ABSTRACT

Classical sources in China frequently defend dissent as an essential feature of government. The two main arguments were: (1) that it acts as a safety valve by preventing popular frustration from breaking out as violence; (2) that all governments, being fallible, require popular feedback to correct policies harmful to the people. Several of the Han period policy documents translated during the 1730s address the issue of political speech, declaring that all officers and the people should reveal the monarch’s errors “freely, directly, and with exceptional candor.” This last passage was left out of the translation, but the translated portions still conveyed the idea that official and popular criticism was beneficial to government. Late Han writers took this right for granted, and one can find references to the principle in Han period engravings.

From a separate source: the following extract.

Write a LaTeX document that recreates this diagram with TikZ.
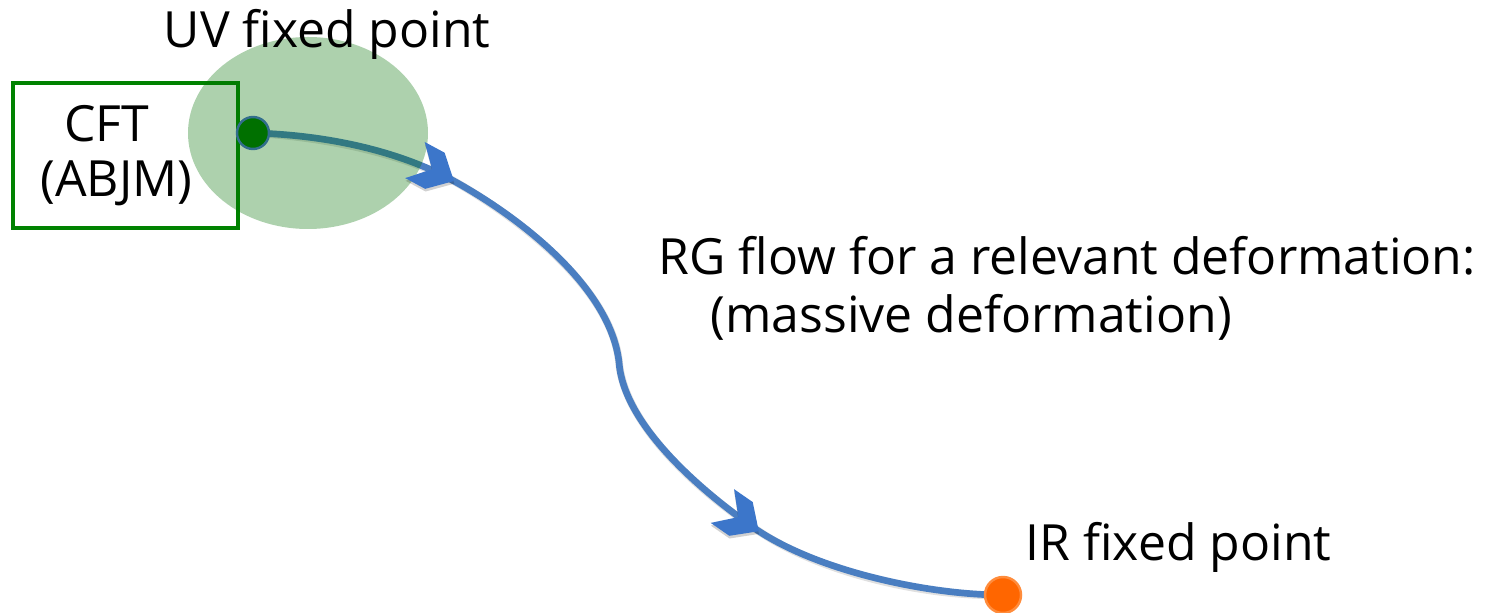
\documentclass[tikz,border=0pt]{standalone}
\usepackage{fontspec}
\setmainfont{Open Sans}
\usetikzlibrary{shapes.geometric}

\definecolor{flowblue}{RGB}{74,126,193}
\definecolor{tipblue}{RGB}{60,118,202}
\definecolor{uvgreen}{RGB}{0,112,0}
\definecolor{boxgreen}{RGB}{0,130,0}
\definecolor{irorange}{RGB}{255,102,0}
\definecolor{irring}{RGB}{255,140,60}
\definecolor{dotring}{RGB}{50,110,140}

\tikzset{
  label text/.style={font=\fontsize{14.2}{17}\selectfont, inner sep=0pt},
  fixed dot/.style={circle, inner sep=0pt, line width=0.7pt},
  flow line/.style={draw=flowblue, line width=1.9pt},
  flow shadow/.style={draw=black, draw opacity=0.12, line width=2.2pt},
  chevron/.pic={
    \begin{scope}[scale=1.08]
    \fill[black, opacity=0.18, shift={(0.015,-0.02)}]
      (0.02,0) -- (-0.18,0.19) -- (-0.39,0.19) -- (-0.21,0) -- (-0.39,-0.19) -- (-0.18,-0.19) -- cycle;
    \fill[tipblue]
      (0.02,0) -- (-0.18,0.19) -- (-0.39,0.19) -- (-0.21,0) -- (-0.39,-0.19) -- (-0.18,-0.19) -- cycle;
    \end{scope}
  }
}

\begin{document}
\begin{tikzpicture}
\useasboundingbox (0,0) rectangle (14.9,6.12);

% CFT box
\node[draw=boxgreen, line width=0.9pt, minimum width=2.25cm, minimum height=1.45cm, inner sep=0pt]
  (cftbox) at (1.255,4.565) {};

% endpoints and joints of the flow
\coordinate (uvpt) at (2.53,4.79);
\coordinate (irpt) at (10.03,0.17);
\coordinate (tipa) at (4.52,4.32);
\coordinate (kink) at (6.19,2.50);
\coordinate (tipb) at (7.57,0.82);

% RG flow line
\foreach \sty/\dx/\dy in {flow shadow/0.015/-0.025, flow line/0/0}{
  \draw[\sty, shift={(\dx,\dy)}]
    (uvpt) .. controls (3.30,4.77) and (4.00,4.60) .. (tipa)
           .. controls (5.20,3.95) and (6.10,3.25) .. (kink)
           .. controls (6.23,1.90) and (6.95,1.25) .. (tipb)
           .. controls (8.20,0.40) and (9.30,0.17) .. (irpt);
}

% UV region
\node[ellipse, fill=uvgreen, fill opacity=0.32, minimum width=2.4cm, minimum height=1.92cm, inner sep=0pt]
  (uvregion) at (3.08,4.79) {};

% arrow tips along the flow
\pic[rotate=-28.3] at (tipa) {chevron};
\pic[rotate=-34.7] at (tipb) {chevron};

% fixed points
\node[fixed dot, fill=uvgreen, draw=dotring, minimum size=0.32cm] (uvdot) at (uvpt) {};
\node[fixed dot, fill=irorange, draw=irring, minimum size=0.36cm] (irdot) at (irpt) {};

% labels
\node[label text, anchor=base west] (uvlabel) at (1.63,5.64) {UV fixed point};
\node[label text, anchor=base] (cftlabel) at (1.065,4.70) {CFT};
\node[label text, anchor=base] (abjmlabel) at (1.165,4.15) {(ABJM)};
\node[label text, anchor=base west] (rglabel) at (6.58,3.37) {RG flow for a relevant deformation:};
\node[label text, anchor=base west] (masslabel) at (7.10,2.79) {(massive deformation)};
\node[label text, anchor=base west] (irlabel) at (10.25,0.52) {IR fixed point};
\end{tikzpicture}
\end{document}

Toward the end of the Tang dynasty both the theory and practice of critical literature developed markedly, but not in time to save the dynasty from collapse. In Song times the government created institutions encouraging feedback from the populace, including legal equality for taxpayers, legal suits paid for by the state, and whistle-blower agencies that protected the anonymity of the complainant. Correspondingly Song painting developed numerous methods for individuals to display their political views in public. Earlier artists relied upon allegory. Later artists made use of metaphor, metonymy, or synecdoche, and still others preferred reportage. A similar process of development would occur in England during the preindustrial period.